Pada waktu tertentu, kuda-kuda pilihan dari peternakan dibawa untuk mengikuti balapan. Acara pacu kuda atau balapan kuda biasanya diadakan bersamaan dengan diadakannya 'pakan-malam' oleh pemerintah kolonial Belanda di daerah setempat. Hal yang serupa, misalnya, juga terjadi di Padangpanjang dan Fort de Kock. Sebagaimana di Payakumbuh, pasar malam atau pakan malam yang biasanya diadakan untuk memeriahkan ulang tahun ratu Belanda itu, pada siangnya turut dimeriahkan oleh acara pacu kuda.

Tulisan lain yang berbicara tentang peternakan kuda untuk afdeling Payakumbuh adalah sebuah artikel bertajuk "Paarden-Fokkerij in de Padangsche Bovenlanden" (“Peternakan Kuda di Padang Daratan Tinggi). Penulisnya, seorang Belanda bernama G. De Wall, seorang Controleur van Binnenlands Bestuur (Kontrolir Pememerintah Dalam Negeri). Artikel itu ditulis tahun 1892. Tulisan ini di antaranya membicarakan bagaimana kuda difungsikan dalam masyarakat Minangkabau.

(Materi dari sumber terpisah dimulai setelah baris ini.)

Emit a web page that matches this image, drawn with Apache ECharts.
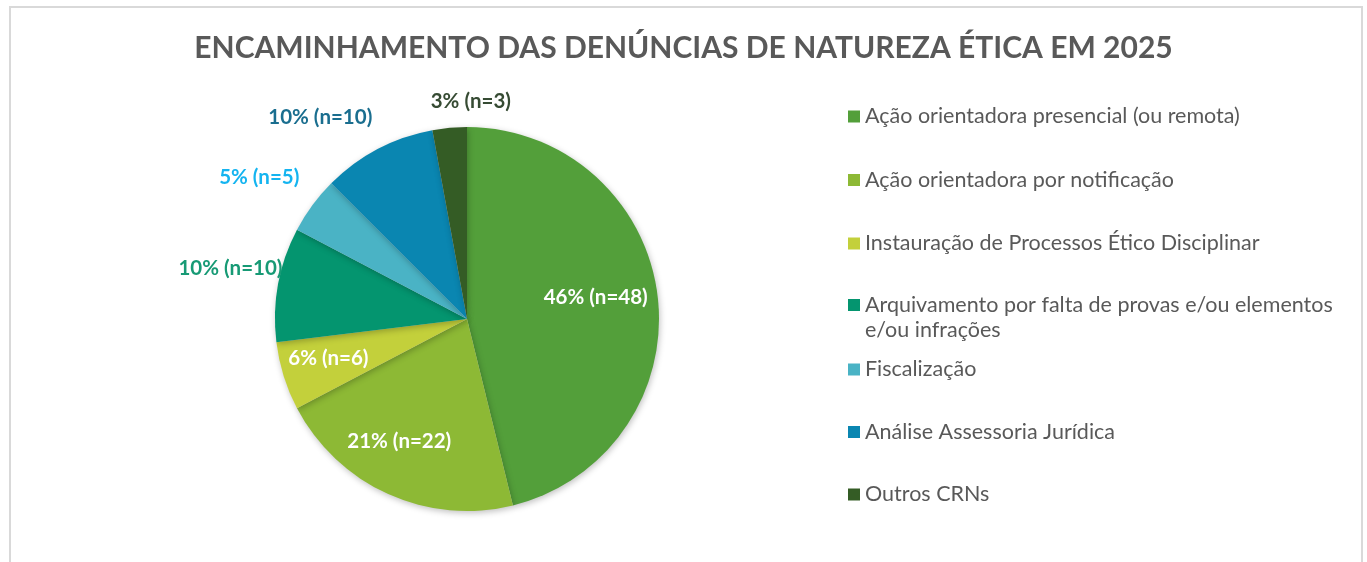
<!DOCTYPE html>
<html>
<head>
<meta charset="utf-8">
<script src="https://cdn.jsdelivr.net/npm/echarts@6/dist/echarts.min.js"></script>
<style>
  html, body { margin: 0; padding: 0; background: #fff; }
  #frame { position: absolute; left: 9px; top: 6px; width: 1354px; height: 560px; border: 2px solid #d9d9d9; border-bottom: none; box-sizing: border-box; }
  #main { position: absolute; left: 0; top: 0; width: 1367px; height: 562px; }
</style>
</head>
<body>
<div id="frame"></div>
<div id="main"></div>
<script>
const categories = [
  'Ação orientadora presencial (ou remota)',
  'Ação orientadora por notificação',
  'Instauração de Processos Ético Disciplinar',
  'Arquivamento por falta de provas e/ou elementos e/ou infrações',
  'Fiscalização',
  'Análise Assessoria Jurídica',
  'Outros CRNs'
];
const counts = [48, 22, 6, 10, 5, 10, 3];
const percents = [46, 21, 6, 10, 5, 10, 3];

const colors = ['#539f3a', '#8db935', '#c3d03b', '#04956f', '#4ab3c5', '#0a86b1', '#345c25'];
const labelColors = ['#ffffff', '#ffffff', '#ffffff', '#179a75', '#14b4f0', '#1a6e8f', '#364b33'];
// label placement: angle from 12 o'clock (clockwise) and distance as fraction of radius
const labelAngle = [80.3, 208.9, 254.3, 282.1, 304.3, 324, 1.0];
const labelRatio = [0.68, 0.73, 0.75, 1.26, 1.31, 1.30, 1.135];

const font = 'Lato, "Open Sans", sans-serif';
const cx = 467, cy = 319, r = 192;

const chart = echarts.init(document.getElementById('main'));

const data = categories.map((name, i) => ({
  name: name,
  value: counts[i],
  itemStyle: { color: colors[i] },
  label: { color: labelColors[i] }
}));

const legendText = {
  color: '#595959',
  fontFamily: font,
  fontSize: 21.5,
  lineHeight: 25
};

const legendBase = {
  orient: 'vertical',
  left: 843,
  itemWidth: 12,
  itemHeight: 12,
  icon: 'rect',
  textStyle: legendText
};

chart.setOption({
  title: {
    text: 'ENCAMINHAMENTO DAS DENÚNCIAS DE NATUREZA ÉTICA EM 2025',
    left: 'center',
    top: 28,
    textStyle: { color: '#595959', fontFamily: font, fontWeight: 'bold', fontSize: 30 }
  },
  legend: [
    Object.assign({}, legendBase, { top: 99, itemGap: 38.5, data: categories.slice(0, 3) }),
    // the long item wraps; an empty first line keeps the square beside the first text line
    Object.assign({}, legendBase, {
      top: 262.5,
      data: categories.slice(3, 4),
      formatter: n => '\n' + n.replace('elementos e/ou', 'elementos\ne/ou')
    }),
    Object.assign({}, legendBase, { top: 352, itemGap: 37.5, data: categories.slice(4) })
  ],
  series: [{
    type: 'pie',
    center: [cx, cy],
    radius: r,
    startAngle: 90,
    clockwise: true,
    silent: true,
    data: data,
    itemStyle: { shadowBlur: 6, shadowColor: 'rgba(0,0,0,0.25)', shadowOffsetX: 1, shadowOffsetY: 2 },
    label: {
      position: 'inside',
      fontFamily: font,
      fontWeight: 'bold',
      fontSize: 20.5,
      formatter: p => percents[p.dataIndex] + '% (n=' + counts[p.dataIndex] + ')'
    },
    labelLine: { show: false },
    labelLayout: function (p) {
      const i = p.dataIndex;
      const a = labelAngle[i] * Math.PI / 180;
      const d = labelRatio[i] * r;
      return {
        x: cx + d * Math.sin(a),
        y: cy - d * Math.cos(a),
        align: 'center',
        verticalAlign: 'middle'
      };
    }
  }]
});
</script>
</body>
</html>
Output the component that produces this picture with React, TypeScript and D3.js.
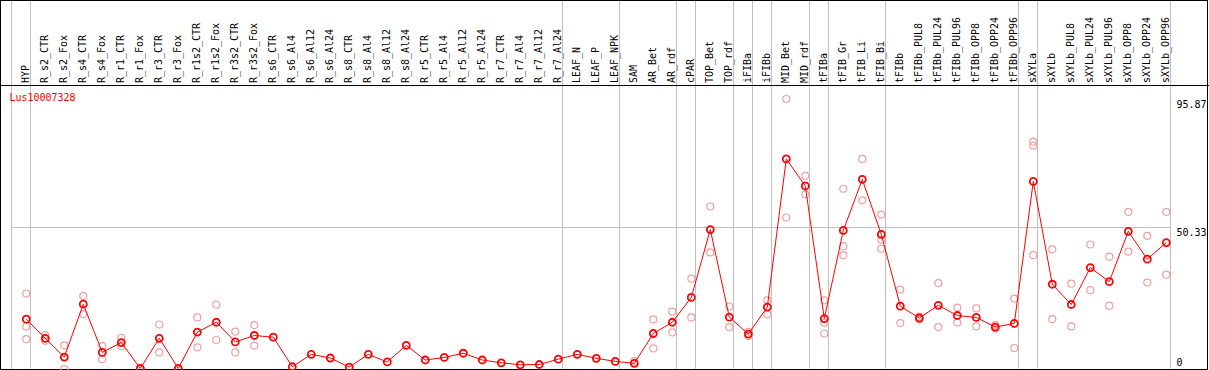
import * as React from 'react';
import * as d3 from 'd3';

const categories = [
  'HYP', 'R_s2_CTR', 'R_s2_Fox', 'R_s4_CTR', 'R_s4_Fox', 'R_r1_CTR', 'R_r1_Fox', 'R_r3_CTR', 'R_r3_Fox',
  'R_r1s2_CTR', 'R_r1s2_Fox', 'R_r3s2_CTR', 'R_r3s2_Fox', 'R_s6_CTR', 'R_s6_Al4', 'R_s6_Al12', 'R_s6_Al24',
  'R_s8_CTR', 'R_s8_Al4', 'R_s8_Al12', 'R_s8_Al24', 'R_r5_CTR', 'R_r5_Al4', 'R_r5_Al12', 'R_r5_Al24',
  'R_r7_CTR', 'R_r7_Al4', 'R_r7_Al12', 'R_r7_Al24', 'LEAF_N', 'LEAF_P', 'LEAF_NPK', 'SAM', 'AR_Bet', 'AR_rdf',
  'cPAR', 'TOP_Bet', 'TOP_rdf', 'iFIBa', 'iFIBb', 'MID_Bet', 'MID_rdf', 'tFIBa', 'tFIB_Gr', 'tFIB_Li', 'tFIB_Bi',
  'tFIBb', 'tFIBb_PUL8', 'tFIBb_PUL24', 'tFIBb_PUL96', 'tFIBb_OPP8', 'tFIBb_OPP24', 'tFIBb_OPP96', 'sXYLa',
  'sXYLb', 'sXYLb_PUL8', 'sXYLb_PUL24', 'sXYLb_PUL96', 'sXYLb_OPP8', 'sXYLb_OPP24', 'sXYLb_OPP96',
];

const means = [
  17.7, 10.9, 4.25, 23.0, 5.9, 9.4, 0.2, 10.9, 0.2, 13.1, 16.6, 9.6, 11.9, 11.3, 0.8, 5.2, 3.9,
  0.7, 5.2, 2.5, 8.4, 3.2, 4.1, 5.6, 3.2, 2.2, 1.5, 1.6, 3.5, 5.2, 3.8, 2.7, 2.0, 12.6, 16.6,
  25.4, 49.5, 18.4, 12.4, 22.0, 74.6, 65.0, 17.9, 49.2, 67.3, 47.8,
  22.3, 18.1, 22.6, 19.0, 18.3, 14.9, 16.2, 66.6,
  30.1, 22.9, 36.0, 31.0, 48.9, 39.0, 44.9,
];

const replicates = [
  [26.8, 15.1, 10.6], [12.0, 10.0], [8.4, 0], [25.9, 19.5], [8.1, 3.5], [11.1, 8.1], [0.2], [15.8, 5.9], [],
  [18.3, 7.7], [22.9, 10.3], [13.3, 5.9], [15.6, 8.3], [], [], [], [],
  [], [], [], [], [], [], [], [],
  [], [], [], [], [], [], [], [2.8], [17.6, 7.3], [20.4, 13.0],
  [32.1, 18.3], [57.7, 41.4], [22.2, 14.9], [13.2, 11.7], [24.4, 19.4], [95.87, 53.8], [68.6, 62.0],
  [24.4, 16.4, 12.6], [64.0, 43.6, 40.4], [74.6, 59.9], [54.8, 45.9, 42.7],
  [28.2, 16.3], [18.6, 17.6], [30.5, 14.9], [21.8, 16.5], [21.5, 15.1], [15.6, 14.4], [25.0, 7.4],
  [80.7, 79.3, 40.4],
  [42.5, 17.7], [30.3, 15.1], [44.2, 28.0], [39.9, 22.5], [55.8, 41.7], [47.3, 30.7], [55.8, 33.5],
];

// columns after which a grey separator is drawn
const groupEnds = ['HYP', 'R_r7_Al24', 'LEAF_NPK', 'AR_rdf', 'cPAR', 'TOP_rdf', 'iFIBa', 'iFIBb',
  'MID_rdf', 'tFIBa', 'tFIB_Bi', 'tFIBb_OPP96', 'sXYLa', 'sXYLb_OPP96'];

const yTicks = [95.87, 50.33, 0];
const gridValues = [50.33];
const geneName = 'Lus10007328';

const W = 1209;
const H = 370;
const FONT = '"DejaVu Sans Mono", monospace';

export default function App() {
  const x = d3.scalePoint<string>().domain(categories).range([26.3, 1166.3]);
  const step = x.step();
  const y = d3.scaleLinear().domain([0, 95.87]).range([369, 99]);
  const plotLeft = Math.round(x(categories[0])! - step + 4) + 0.5;
  const plotRight = Math.round(x(categories[categories.length - 1])! + 4) + 0.5;

  const line = d3.line<number>()
    .x((_, i) => x(categories[i])!)
    .y((d) => y(d));

  const labelW = (s: string) => s.length * 6;

  return (
    <svg width={W} height={H} style={{ position: 'absolute', left: 0, top: 0, background: '#fff' }}>
      <rect x={0} y={0} width={W} height={H} fill="#fff" />
      {/* vertical separators */}
      <line x1={plotLeft} x2={plotLeft} y1={0} y2={369} stroke="#c0c0c0" shapeRendering="crispEdges" />
      {groupEnds.map((c) => {
        const gx = Math.round(x(c)! + 4) + 0.5;
        return <line key={c} x1={gx} x2={gx} y1={0} y2={369} stroke="#c0c0c0" shapeRendering="crispEdges" />;
      })}
      {gridValues.map((v) => (
        <line key={v} x1={plotLeft} x2={plotRight} y1={Math.round(y(v)) + 0.5} y2={Math.round(y(v)) + 0.5}
          stroke="#c0c0c0" shapeRendering="crispEdges" />
      ))}
      {/* header line and frame */}
      <line x1={0} x2={W} y1={85.5} y2={85.5} stroke="#000" shapeRendering="crispEdges" />
      <rect x={0.5} y={0.5} width={W - 2} height={369} fill="none" stroke="#000" shapeRendering="crispEdges" />

      {/* column labels */}
      {categories.map((c) => (
        <text key={c} transform={`translate(${x(c)! + 2.5},83) rotate(-90)`} fontFamily={FONT} fontSize={11}
          textLength={labelW(c)} lengthAdjust="spacingAndGlyphs" fill="#000">{c}</text>
      ))}

      {/* right axis labels */}
      {yTicks.map((v) => (
        <text key={v} x={1176.5} y={v === 0 ? 366 : Math.round(y(v)) + 9} fontFamily={FONT} fontSize={10}
          fill="#000">{String(v)}</text>
      ))}

      <text x={9.5} y={101} fontFamily={FONT} fontSize={11} fill="#ff0000"
        textLength={labelW(geneName)} lengthAdjust="spacingAndGlyphs">{geneName}</text>

      {/* replicates */}
      {replicates.map((reps, i) => reps.map((v, j) => (
        <circle key={`${i}-${j}`} cx={x(categories[i])} cy={y(v)} r={3.5} fill="none" stroke="#f0a0a0" strokeWidth={1.2} />
      )))}

      <path d={line(means) || ''} fill="none" stroke="#ff0000" strokeWidth={1} />
      {means.map((v, i) => (
        <circle key={i} cx={x(categories[i])} cy={y(v)} r={3.5} fill="none" stroke="#ff0000" strokeWidth={1.8} />
      ))}
    </svg>
  );
}
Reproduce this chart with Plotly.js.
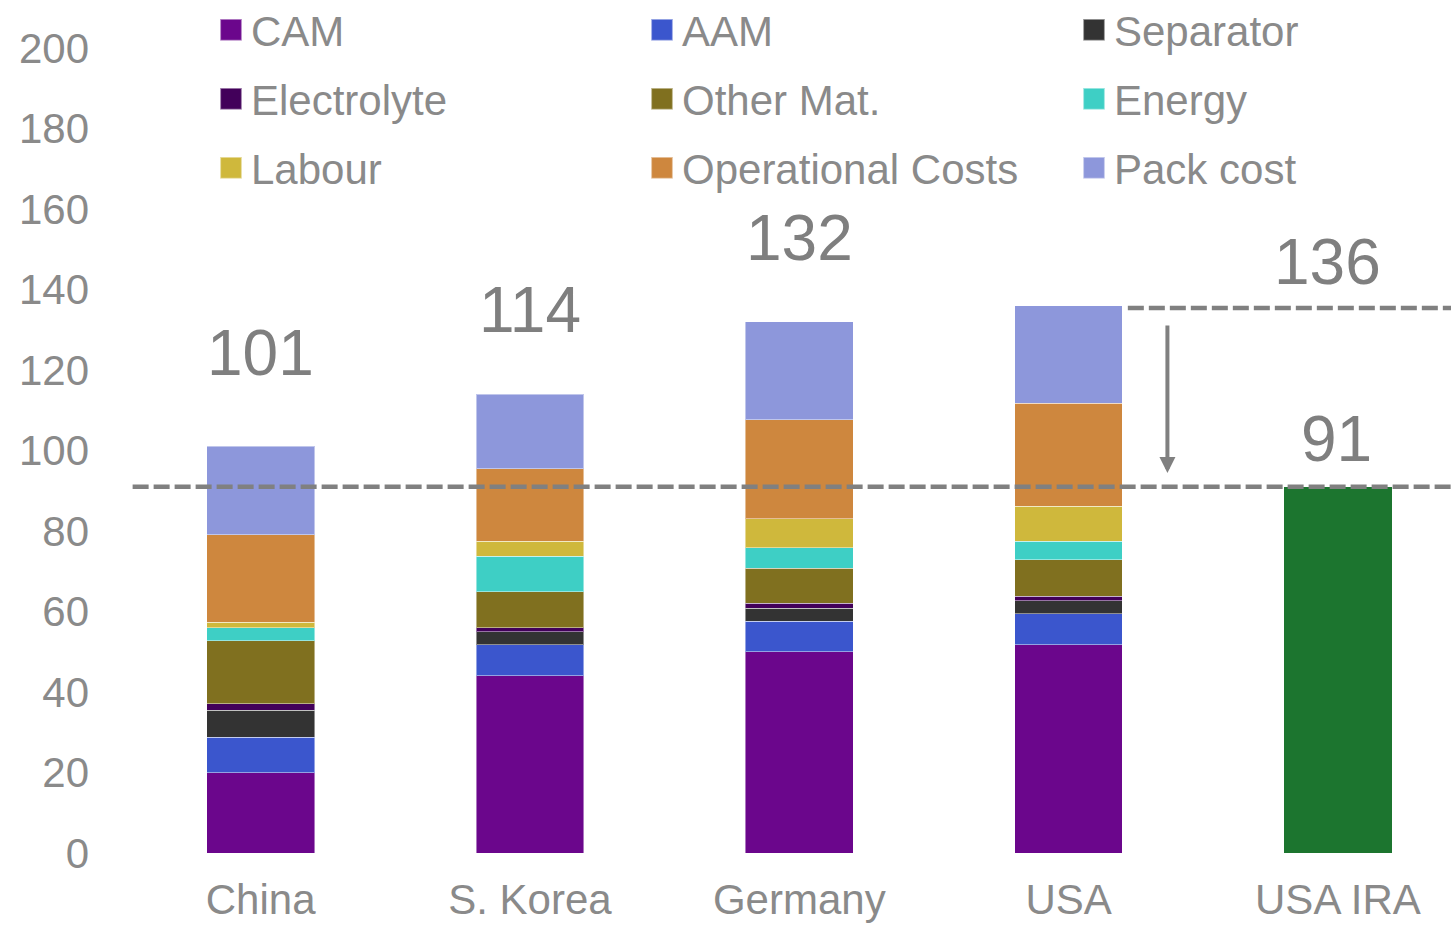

Kuda pada masa kolonial di Sumatra Barat, tulis Wall, di antaranya digunakan pegawai artileri (officer artilerie) Belanda dalam  perang dengan kaum padri; begitu pun sebaliknya, pasukan padri juga menggunakan kuda sebagai kendaraan tempur. Pascapadri, beberapa kepala negeri, demang, tuanku laras, dan keluarga pembesar pribumi juga memakai kuda sebagai kendaraan kebesaran. Tidak hanya bagi pribumi, dalam upacara-upacara di gubernemen, kuda juga menjadi tunggangan bagi pembesar-pembesar Belanda.

Menurut catatan ini pula, kuda banyak dikembangkan di beberapa daerah di 50 Kota. Tulisan ini membagi kuda di afdeling 50 Kota ke dalam beberapa kategori: pertama, apa yang disebut dalam lidah pribumi sebagai ‘kudo-sawah’. Kuda kategori ini biasanya sedikit lebih besar dari keledai, sehingga bukan merupakan kuda yang unggul. Dalam masyarakat Minangkabau, terminologi ‘kudo sawah’ juga dipakai sebagai sesuatu yang bermakna lemah, atau tidak dapat diandalkan kekuatannya. Kuda kategori ini terdapat atau dipeternakkan di beberapa daerah peternakan kuda seperti: Kota nan Gadang, Kota nan Ampek, Simalanggang, Guguk, Lubuk Batinggkok.

Kategori kedua adalah kuda dengan kualifikasi yang lebih unggul. Biasa menjadi tunggangan, bertubuh lebih besar, dan tentu saja dengan harga jual yang juga lebih mahal. Kuda ini termasuk kuda yang kuat berperang. Kuda jenis ini dikembangkan di Ajertabit, Limboekan, Moengo dan Andalas, Tanjung Aro, dan Sungai Naning. Jika diperhatikan dari perspektif topografi, beberapa daerah yang disebutkan ini memang cocok untuk peternakan kuda. Lembah-lembah yang didominsi padang rumput dengan variasi bukit-bukit kecil mewarnai topografi kawasan ini.

Di antara daerah-daerah sentra kuda yang telah disebutkan di atas, Tanjung Aro adalah di antara daerah yang menghasilkan kuda yang paling terkenal. Kuda dari Tanjung Aro dianggap sama terkenalnya dengan kuda dari Sikabu-kabu, sebuah daerah lain di XIII Kota. Kuda jenis ini dianggap hasil persilangan kuda setempat dengan kuda dari tanah Batak. Kuda yang kuat dan tinggi, sehingga tidak jarang dibawa masuk gelanggang pacu.